As some of you already know, a big reason for me to switch to Linux was privacy and or lack thereof at Windows OS. Now after I started creating a social network site and chose total privacy at its core function, next to chronology, I apparently got an eye for it:
I had switched to Waterfox the even more privacy focused fork of Firefox, now a new version came out with following release note:
https://www.waterfox.com/releases/6.6.13/
Any of you guys read such things? It catched my eye that they took out startpage search completely, a privacy focused search engine, because of monetary gains gaps.
So they switched to 1.org as standard search engine, well ok to support such a good project, I’ll try it, I thought. Here’s the catch, I actually read the Privacy Policy and Terms, ever since I created such myself for my own site at least.
Well, a standard search engine which has a longer privacy policy than terms seemed already weird to me, length is mostly due to defending not adhering to things…
Their new charity partner turns out not to be a charity, but an adtech company a leech like google. And not a partner, but they are both owned by the same company.
In my eyes that’s all fraudulent, just look it up for yourself.
1 .org/terms
1 .org/privacy
In other words:
System1 LLC and its affiliates and subsidiaries (including Infospace Holdings LLC, Qool Media Holdings LLC, Dotzup Holdings LLC, Concourse Media Holdings LLC, MapQuest Holdings LLC, Privacy One Group Limited and System1 Waterfox Holdings LLC)…
System1 owns Waterfox. Not partners with — owns. “System1 Waterfox Holdings LLC” is right there in black and white.
Now go back and reread the release notes with that context:
- “As a small project these discussions move slowly” — they’re not a small project. They’re a subsidiary of a publicly traded adtech corporation.
- “We wanted to be transparent about the change” — while never mentioning that the “charitable” search engine they’re directing you to is run by their own parent company.
- “Leaving [search ads] enabled is exactly how the built-in blocker supports us” — “us” is System1’s revenue pipeline.
- “Please consider disabling your ad blocker on our default search provider” — they’re asking you to whitelist their owner’s tracking infrastructure.
The whole release note is crafted to read like a scrappy indie browser struggling to survive, when the reality is that an adtech company installed its own search engine as the default on a browser it owns, then framed it as a charitable partnership. The “transparency” they boast about is performative — they’re transparent about the surface-level changes while obscuring the corporate relationship that drives them.
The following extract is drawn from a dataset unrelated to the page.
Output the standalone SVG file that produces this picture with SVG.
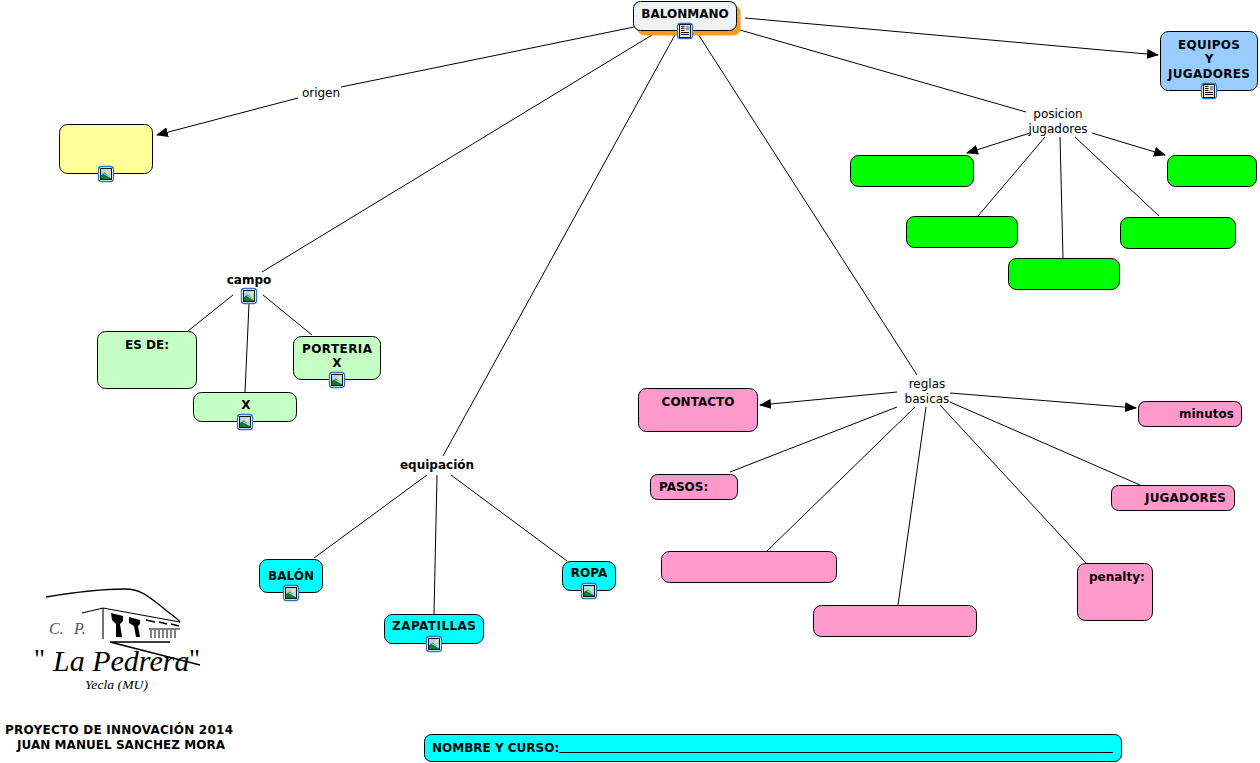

And yes, the irony of the Terms being short while the privacy policy is a novella is very on-brand. The ToS basically says “we own everything, you owe us everything, we’re liable for nothing.” The privacy policy needs to be long because they have to legally disclose all the ways they harvest and sell your data.
So the mainline: Waterfox’s privacy focus was arguably already compromised when System1 acquired it. Everything since — the search defaults, the ad blocker that whitelists their own ads, the “charitable” framing — is just the logical progression of an adtech company leveraging a privacy-branded browser as a data funnel.